We arrived just as they were leaving. They were in a small group of about twenty standing there by the edge of the lake. The ladies wore black and the men were in dark suits. Most of the group wore dark glasses. They walked back to where they had parked their cars and then very slowly they drove away.

I recognised the big car that was the last to leave. It belonged to my friend the former police detective. My companion who was also gazing at the line of departing vehicles said, “That was an ash scattering service. I have been to one here before. Someone says a short prayer then they get the ashes of the deceased and scatter them onto the lake, then they all go home.”

“Wonder who it was that was cremated. I doubt they were African”, observed my pal.

Was he right? I had to find out. On monday I called upon my good friend the ex-detective.
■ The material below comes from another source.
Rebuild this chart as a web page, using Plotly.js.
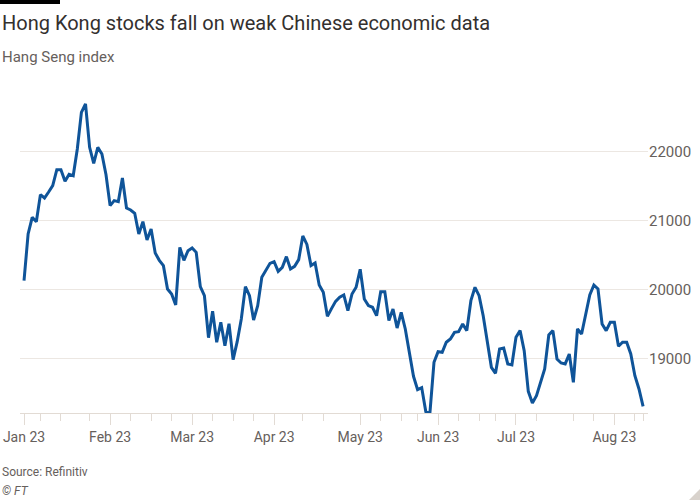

He showed me an orbituary and funeral announcement from the Daily Nation of the previous week. It was for Caroline Buxton, If I wanted the background I would have to buy lunch, he said. That is what I did and here is what I learned:

Caroline was born in Nakuru to Thomas Simon Buxton and Anna Waithira in 1956. Buxton worked in the Colonial administration at the time and Caroline’s mother was a Senior nurse at the Provincial General Hospital.

In 1977, Caroline then a qualified nurse, married Timothy Mokasa the son of a powerful Provincial Commissioner. Timothy had recently joined a law firm in Nairobi and with his good family connections he was expected to do well. Timothy was not a good lawyer and the firm was eventually forced to let him go. Caroline stood by her husband when he changed course and decided to set up in business. He used his connections again to secure GOK supply contracts.

During the early years of their marriage, Caroline continued to develop her career and was able to establish herself as a major expert in the training of junior nurses throughout the country. She was in contact with officials from the health and education ministries and all the big government hospitals and she published several training manuals that were used in these institutions. Her continued success was a source of anger and jealousy for her husband, who had not found much fortune in business.

It was just after the birth of their son that Caroline realised that her husband was becoming jealous and had started drinking heavily. Neighbours told stories of his physical and mental abuse of Caroline. At this time Caroline was the principal of a nursing school and had a busy writing schedule. Her successes had now opened to her doors to high society.

In spite of his jealousy and pride, Mokasa was able to convince his wife to use her connections to advance himself. Against advice from family and close friends Caroline used her influence to secure her husband a position in the health ministry as a financial advisor. In a letter to a friend her elderly father wrote…”It is no longer qualifications or what you know but who you know that determines things in this new Kenya. I have very little confidence in the future…”

Around this time a new director of Nursing Services arrived at the ministry. The high-flying doctor was popular with medical staff and ministry officials and it was rumoured that he was destined for big things in government. It was the nature of his position that he consulted with Caroline on a daily basis and they frequently travelled together on official engagements. The young doctor was now pursuaded by political contacts to stand for parliament in a by-election. It was hoped that upon election he would secure the health assistant ministry.

It was time for Timothy Mokasa to strike: without warning he sued the young director. He had hoped to stop the doctor’s political career in its tracks and get some money in the process. He cited the close working relationship between the young doctor and his wife as merely a cover for an outrageous adulterous affair. The case was over in 3 weeks. Mokasa the lousy lawyer lost the suit and the young doctor emerged with his cotton clean image intact. The vengeful Mokasa now vowed that he would never grant his wife a divorce.

Unfortunately for Caroline, Mokasa had used every dirty trick in trying to put his case forward. Now her reputation was in tatters. The intense media interest and declining health forced her to retire from public life. In 1985, Caroline left her husband. She managed to subsist on her earnings as an author, but Mokasa claimed these as his own. He argued successfully in court that, as her husband, Caroline’s earnings were his in law. All her book earnings were surrendered to Mokasa. Caroline got her own back by using the law to her advantage. She ran up bills in her husband’s name and when creditors came for payment she told them that they could sue her husband.

Caroline refused to go back home to her parents prefering to live in Nairobi. Her son studied medicine at the uni going on to become a succesful surgeon. Caroline was never divorced from her husband. The long years of stress took their toll and Caroline was diagnosed with terminal cancer.

As her illness progressed she wrote to a friend of her “strong desire to be free…. I have been locked in a cage of unhappiness for much too long. When my time comes to go please do not put me in a box in the ground. I don’t think my spirit could take it.”